START Collected material

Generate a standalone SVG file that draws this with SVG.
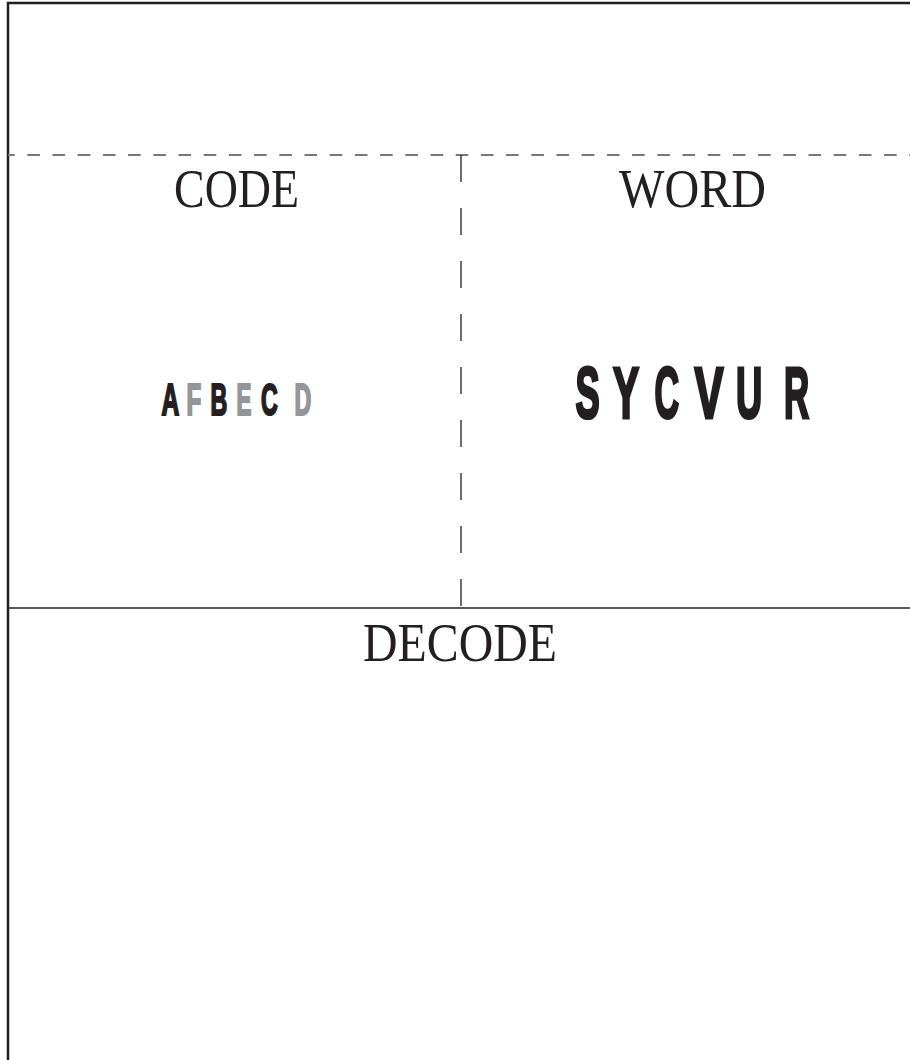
<svg xmlns="http://www.w3.org/2000/svg" width="910" height="1060" viewBox="0 0 910 1060">
  <style>
    .frame { fill: none; stroke: #231f20; stroke-width: 2.5; }
    .dash-h { stroke: #77787b; stroke-width: 2; stroke-dasharray: 12.6 12.6; stroke-dashoffset: 5.9; }
    .dash-v { stroke: #231f20; stroke-width: 1.3; stroke-dasharray: 27 26; }
    .solid { stroke: #231f20; stroke-width: 1.6; }
    .title { font-family: "Liberation Serif", "DejaVu Serif", serif; font-size: 54px; fill: #231f20; }
    .blk { font-family: "Liberation Sans", Arial, sans-serif; font-weight: bold; stroke-linejoin: miter; }
    .dark { fill: #231f20; stroke: #231f20; }
    .grey { fill: #939598; stroke: #939598; }
    .small { font-size: 44.7px; stroke-width: 2.2; }
    .big { font-size: 72.6px; stroke-width: 3.2; }
  </style>
  <rect width="910" height="1060" fill="#ffffff"/>
  <g id="frame">
    <polyline class="frame" points="8,1060 8,3 910,3"/>
  </g>
  <g id="connectors">
    <line class="dash-h" x1="8" y1="155" x2="910" y2="155"/>
    <line class="dash-v" x1="461" y1="155" x2="461" y2="608"/>
    <line class="solid" x1="8" y1="608" x2="910" y2="608"/>
  </g>
  <g id="code-panel">
    <text class="title" x="174" y="207" textLength="125" lengthAdjust="spacingAndGlyphs">CODE</text>
    <g class="blk small">
      <text class="dark" transform="translate(161.5,415) scale(0.55,1)">A</text>
      <text class="grey" transform="translate(186.5,415) scale(0.54,1)">F</text>
      <text class="dark" transform="translate(210.5,415) scale(0.52,1)">B</text>
      <text class="grey" transform="translate(236.5,415) scale(0.5,1)">E</text>
      <text class="dark" transform="translate(261,415) scale(0.52,1)">C</text>
      <text class="grey" transform="translate(294.5,415) scale(0.52,1)">D</text>
    </g>
  </g>
  <g id="word-panel">
    <text class="title" x="619" y="207" textLength="147" lengthAdjust="spacingAndGlyphs">WORD</text>
    <g class="blk big">
      <text class="dark" transform="translate(575.5,417.5) scale(0.5,1)">S</text>
      <text class="dark" transform="translate(613,417.5) scale(0.54,1)">Y</text>
      <text class="dark" transform="translate(654.5,417.5) scale(0.47,1)">C</text>
      <text class="dark" transform="translate(694.5,417.5) scale(0.6,1)">V</text>
      <text class="dark" transform="translate(736,417.5) scale(0.5,1)">U</text>
      <text class="dark" transform="translate(784,417.5) scale(0.48,1)">R</text>
    </g>
  </g>
  <g id="decode-panel">
    <text class="title" x="363" y="661" textLength="194" lengthAdjust="spacingAndGlyphs">DECODE</text>
  </g>
</svg>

END Collected material

◆ Do this ◆
From the material above, reproduce everything verbatim except the pictures.

◆ Task answer ◆
Generate a standalone SVG file that draws this with SVG.
<svg xmlns="http://www.w3.org/2000/svg" width="910" height="1060" viewBox="0 0 910 1060">
  <style>
    .frame { fill: none; stroke: #231f20; stroke-width: 2.5; }
    .dash-h { stroke: #77787b; stroke-width: 2; stroke-dasharray: 12.6 12.6; stroke-dashoffset: 5.9; }
    .dash-v { stroke: #231f20; stroke-width: 1.3; stroke-dasharray: 27 26; }
    .solid { stroke: #231f20; stroke-width: 1.6; }
    .title { font-family: "Liberation Serif", "DejaVu Serif", serif; font-size: 54px; fill: #231f20; }
    .blk { font-family: "Liberation Sans", Arial, sans-serif; font-weight: bold; stroke-linejoin: miter; }
    .dark { fill: #231f20; stroke: #231f20; }
    .grey { fill: #939598; stroke: #939598; }
    .small { font-size: 44.7px; stroke-width: 2.2; }
    .big { font-size: 72.6px; stroke-width: 3.2; }
  </style>
  <rect width="910" height="1060" fill="#ffffff"/>
  <g id="frame">
    <polyline class="frame" points="8,1060 8,3 910,3"/>
  </g>
  <g id="connectors">
    <line class="dash-h" x1="8" y1="155" x2="910" y2="155"/>
    <line class="dash-v" x1="461" y1="155" x2="461" y2="608"/>
    <line class="solid" x1="8" y1="608" x2="910" y2="608"/>
  </g>
  <g id="code-panel">
    <text class="title" x="174" y="207" textLength="125" lengthAdjust="spacingAndGlyphs">CODE</text>
    <g class="blk small">
      <text class="dark" transform="translate(161.5,415) scale(0.55,1)">A</text>
      <text class="grey" transform="translate(186.5,415) scale(0.54,1)">F</text>
      <text class="dark" transform="translate(210.5,415) scale(0.52,1)">B</text>
      <text class="grey" transform="translate(236.5,415) scale(0.5,1)">E</text>
      <text class="dark" transform="translate(261,415) scale(0.52,1)">C</text>
      <text class="grey" transform="translate(294.5,415) scale(0.52,1)">D</text>
    </g>
  </g>
  <g id="word-panel">
    <text class="title" x="619" y="207" textLength="147" lengthAdjust="spacingAndGlyphs">WORD</text>
    <g class="blk big">
      <text class="dark" transform="translate(575.5,417.5) scale(0.5,1)">S</text>
      <text class="dark" transform="translate(613,417.5) scale(0.54,1)">Y</text>
      <text class="dark" transform="translate(654.5,417.5) scale(0.47,1)">C</text>
      <text class="dark" transform="translate(694.5,417.5) scale(0.6,1)">V</text>
      <text class="dark" transform="translate(736,417.5) scale(0.5,1)">U</text>
      <text class="dark" transform="translate(784,417.5) scale(0.48,1)">R</text>
    </g>
  </g>
  <g id="decode-panel">
    <text class="title" x="363" y="661" textLength="194" lengthAdjust="spacingAndGlyphs">DECODE</text>
  </g>
</svg>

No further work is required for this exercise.